February 1893 was an as auspicious month for anyone in the area with a sweet tooth.  Rosenberger & Nobles, candy makers from Chicago, opened their wholesale candy company at 408 S. Front Street in Mankato.  A month later they were already making 1000 pounds of candy a day and had just introduced two new confections, pineapple creams, and glazed pineapple.  Nobles sold out to F.M. Currier in 1895, and the business continued to grow.  Over two hundred kinds of candy were produced at that time.  The specialty was bonbons and chocolate creams.

Ernest Rosenberger had come to Mankato to work for C.A. Everhart who owned another wholesale company, The Mankato Cracker and Candy Company.  The company seems to have grown, until the competition from Rosenberger.  It was sold in 1895 and closed in the early 1900s.

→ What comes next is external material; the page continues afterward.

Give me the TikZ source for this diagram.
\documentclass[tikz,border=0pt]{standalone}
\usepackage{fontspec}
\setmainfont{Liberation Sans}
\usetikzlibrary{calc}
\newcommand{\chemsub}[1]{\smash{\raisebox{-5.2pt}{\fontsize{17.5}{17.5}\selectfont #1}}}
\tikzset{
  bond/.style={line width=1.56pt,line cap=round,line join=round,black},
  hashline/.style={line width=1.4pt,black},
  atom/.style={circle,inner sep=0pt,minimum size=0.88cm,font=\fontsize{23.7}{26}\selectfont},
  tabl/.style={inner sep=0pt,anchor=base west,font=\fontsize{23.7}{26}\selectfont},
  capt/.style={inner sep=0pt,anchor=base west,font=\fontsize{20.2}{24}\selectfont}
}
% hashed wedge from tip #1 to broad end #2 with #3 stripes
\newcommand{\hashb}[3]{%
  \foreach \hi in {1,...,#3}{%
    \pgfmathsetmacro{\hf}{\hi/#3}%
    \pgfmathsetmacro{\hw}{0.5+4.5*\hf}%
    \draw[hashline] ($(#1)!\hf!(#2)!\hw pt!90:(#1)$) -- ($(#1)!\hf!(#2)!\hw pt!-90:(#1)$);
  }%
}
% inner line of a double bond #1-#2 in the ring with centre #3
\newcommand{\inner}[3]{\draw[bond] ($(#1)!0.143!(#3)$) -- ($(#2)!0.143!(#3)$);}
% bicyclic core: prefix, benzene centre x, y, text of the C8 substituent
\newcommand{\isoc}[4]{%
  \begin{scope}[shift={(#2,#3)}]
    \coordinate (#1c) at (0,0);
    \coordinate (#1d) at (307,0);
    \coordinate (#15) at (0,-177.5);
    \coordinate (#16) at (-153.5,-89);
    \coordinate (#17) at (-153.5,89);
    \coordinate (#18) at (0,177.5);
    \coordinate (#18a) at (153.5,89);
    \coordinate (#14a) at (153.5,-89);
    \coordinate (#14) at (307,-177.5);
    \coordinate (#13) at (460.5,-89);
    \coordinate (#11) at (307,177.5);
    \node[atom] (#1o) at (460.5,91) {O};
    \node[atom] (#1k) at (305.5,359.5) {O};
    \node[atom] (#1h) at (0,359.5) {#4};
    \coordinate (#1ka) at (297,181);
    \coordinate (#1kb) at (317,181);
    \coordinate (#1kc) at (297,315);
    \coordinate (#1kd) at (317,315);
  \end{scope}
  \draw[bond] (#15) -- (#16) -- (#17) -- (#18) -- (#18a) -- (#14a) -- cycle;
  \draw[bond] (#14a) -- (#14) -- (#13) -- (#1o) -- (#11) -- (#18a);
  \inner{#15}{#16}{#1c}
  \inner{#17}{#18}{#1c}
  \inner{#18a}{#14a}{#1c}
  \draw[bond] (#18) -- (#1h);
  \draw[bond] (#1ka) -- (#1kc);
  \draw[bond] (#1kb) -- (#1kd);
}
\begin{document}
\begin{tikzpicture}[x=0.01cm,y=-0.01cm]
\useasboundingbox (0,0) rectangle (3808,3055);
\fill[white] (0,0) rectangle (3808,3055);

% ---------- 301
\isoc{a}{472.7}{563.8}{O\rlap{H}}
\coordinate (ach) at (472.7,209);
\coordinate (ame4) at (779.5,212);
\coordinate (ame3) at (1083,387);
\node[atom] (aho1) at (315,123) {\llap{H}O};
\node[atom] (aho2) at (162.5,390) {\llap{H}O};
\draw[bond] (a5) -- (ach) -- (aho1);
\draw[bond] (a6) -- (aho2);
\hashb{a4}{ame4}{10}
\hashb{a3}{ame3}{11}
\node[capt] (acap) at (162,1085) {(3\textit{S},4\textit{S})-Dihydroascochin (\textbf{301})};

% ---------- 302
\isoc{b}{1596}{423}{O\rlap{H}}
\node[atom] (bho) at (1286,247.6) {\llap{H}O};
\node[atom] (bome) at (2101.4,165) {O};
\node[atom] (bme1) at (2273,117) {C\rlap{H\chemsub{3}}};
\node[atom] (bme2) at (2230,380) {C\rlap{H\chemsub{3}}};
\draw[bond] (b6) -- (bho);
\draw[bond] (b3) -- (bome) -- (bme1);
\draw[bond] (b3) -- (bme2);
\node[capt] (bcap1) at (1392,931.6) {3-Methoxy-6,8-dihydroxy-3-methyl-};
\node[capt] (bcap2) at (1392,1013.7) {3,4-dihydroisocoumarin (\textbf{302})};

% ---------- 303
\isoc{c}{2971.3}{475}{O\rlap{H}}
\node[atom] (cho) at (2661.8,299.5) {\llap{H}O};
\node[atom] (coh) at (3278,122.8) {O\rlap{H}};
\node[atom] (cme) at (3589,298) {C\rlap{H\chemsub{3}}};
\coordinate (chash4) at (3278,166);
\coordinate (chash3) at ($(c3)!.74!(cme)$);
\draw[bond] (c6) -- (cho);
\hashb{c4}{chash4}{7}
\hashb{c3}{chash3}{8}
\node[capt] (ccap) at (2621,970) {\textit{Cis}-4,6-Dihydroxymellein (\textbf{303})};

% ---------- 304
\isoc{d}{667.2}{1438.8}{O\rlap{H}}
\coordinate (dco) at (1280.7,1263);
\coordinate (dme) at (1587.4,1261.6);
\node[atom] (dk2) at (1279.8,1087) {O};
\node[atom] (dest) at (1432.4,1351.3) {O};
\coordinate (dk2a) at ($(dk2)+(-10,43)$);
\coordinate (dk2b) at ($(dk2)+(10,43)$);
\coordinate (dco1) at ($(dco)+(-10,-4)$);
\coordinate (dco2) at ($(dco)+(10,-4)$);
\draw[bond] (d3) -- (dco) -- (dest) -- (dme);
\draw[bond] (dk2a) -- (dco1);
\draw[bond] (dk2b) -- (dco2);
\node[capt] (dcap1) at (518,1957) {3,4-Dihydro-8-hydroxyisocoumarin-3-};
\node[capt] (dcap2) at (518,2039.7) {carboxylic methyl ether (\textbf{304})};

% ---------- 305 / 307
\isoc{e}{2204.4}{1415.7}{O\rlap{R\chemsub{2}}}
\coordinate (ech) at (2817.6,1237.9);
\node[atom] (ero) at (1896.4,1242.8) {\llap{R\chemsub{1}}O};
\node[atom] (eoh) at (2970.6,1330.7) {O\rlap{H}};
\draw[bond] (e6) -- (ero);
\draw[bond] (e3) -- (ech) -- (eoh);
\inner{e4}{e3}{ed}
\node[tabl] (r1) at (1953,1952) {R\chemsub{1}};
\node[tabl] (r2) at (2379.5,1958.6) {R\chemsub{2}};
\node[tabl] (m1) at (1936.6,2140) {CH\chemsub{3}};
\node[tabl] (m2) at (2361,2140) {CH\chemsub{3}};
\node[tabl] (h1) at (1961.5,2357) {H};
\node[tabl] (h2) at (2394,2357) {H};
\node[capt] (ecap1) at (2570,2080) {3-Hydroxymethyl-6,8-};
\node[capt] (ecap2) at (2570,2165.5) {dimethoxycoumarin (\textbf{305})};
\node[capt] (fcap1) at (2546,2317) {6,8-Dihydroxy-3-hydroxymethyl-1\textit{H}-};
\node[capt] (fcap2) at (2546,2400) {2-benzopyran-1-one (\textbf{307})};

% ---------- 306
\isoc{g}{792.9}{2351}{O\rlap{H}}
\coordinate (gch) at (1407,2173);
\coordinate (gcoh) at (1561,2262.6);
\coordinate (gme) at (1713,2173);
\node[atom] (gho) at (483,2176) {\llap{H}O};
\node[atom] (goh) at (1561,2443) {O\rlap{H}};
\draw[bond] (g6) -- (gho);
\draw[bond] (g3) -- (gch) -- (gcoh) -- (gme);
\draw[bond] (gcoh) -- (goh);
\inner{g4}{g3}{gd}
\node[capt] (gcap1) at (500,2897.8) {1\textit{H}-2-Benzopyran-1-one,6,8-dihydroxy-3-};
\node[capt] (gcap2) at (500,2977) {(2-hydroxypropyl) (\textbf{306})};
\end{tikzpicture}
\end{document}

By 1897, Rosenberger and Currier were manufacturing between 150 and 200 kinds of candy, producing 3500 pounds daily.  1000 to 1200 barrels of sugar were needed yearly.  The business employed twenty people at the factory, and four “travelling men,” who covered a territory of Southern Minnesota, Northern Iowa, and Eastern South Dakota.  Their business’s motto was “‘How Good’ not ‘How Cheap’”.

The business moved into a new building that year, at 2nd and Walnut.  The second floor was divided into a stick candy room and a cream room.  There was a dry room off the cream room where temperatures were kept at 130 degrees.  Steam was used for heating kettles, and coke, which burns without smoke and creates a hot fire, was used for other heat.

A new brand was announced in 1905 called Hermosa Chocolates.  They came in maple, vanilla and milk centered.  Each chocolate was wrapped in wax paper, and they were sold in one-half, one, and two-pound boxes.  “We are confident that the ‘Hermosa” will be given the preference over foreign goods, which are enjoying a larger scale in our city than they ought to, considering the fact that we have a local establishment turning out such high-grade goods,” wrote a reporter for the Mankato Review.

During World War I the National Food Administration allowed candy makers to use only 80% of the sugar they had previously used.  The company needed to shut down temporarily in June 1918 to comply.  Candy production resumed for several more years.  However, the company was dissolved in 1934.

Rosenberger had a second claim to fame.  In 1902 he purchased an automobile for his salesmen.  Those opposed to autos, especially livery stables who rented horses and buggies to traveling salesmen, threatened to boycott stores that sold Rosenberger & Currier candy.  The use of the car lasted only briefly.  It could have been the threat of a boycott, or the condition of the roads.

The day it took Rosenberger two hours to get up the Belgrade Hill because the rear wheels slipped led to his invention, and patent, for a four-wheel-drive vehicle.  He formed the Four Traction Auto Company in 1908, which briefly manufactured the Kato Car.

Rosenberger and Currier were not without competition.  The Pay Candy Company opened in 1902, owned by B.D (Benjamin) and Will Pay, father and son.  They were located at 114-119 E. Hickory.  The Pay family had been candy makers in England, but when they first arrived in Mankato B.D. ran a livery stable.  However, he couldn’t forget the candy.  It was reported that his turn-out buggies were painted in stripes, and the bridles were trimmed in red and green.  The Pay Candy Company struggled during the war due to the sugar shortage and closed in the early ‘20s.  Will Pay opened the Ben Pay Hotel in the building in 1926.

Although the wholesale companies dealt in quantities, many candy makers served the local trade.  There were eighteen confectioners in the county in 1900, according to the City Directory.  The Mankato Candy Kitchen, for example, opened in 1903, selling retail at 219 S. Front.  By 1905, it included an ice cream parlor, and a soda fountain had been added by 1912.  According to an advertisement in 1905, fruits, nuts, and cigars could also be purchased.  One pound of vanilla chocolates could be purchased for 20 cents, and a quart of ice cream for 25 cents. The Mankato Candy Kitchen closed in 1952.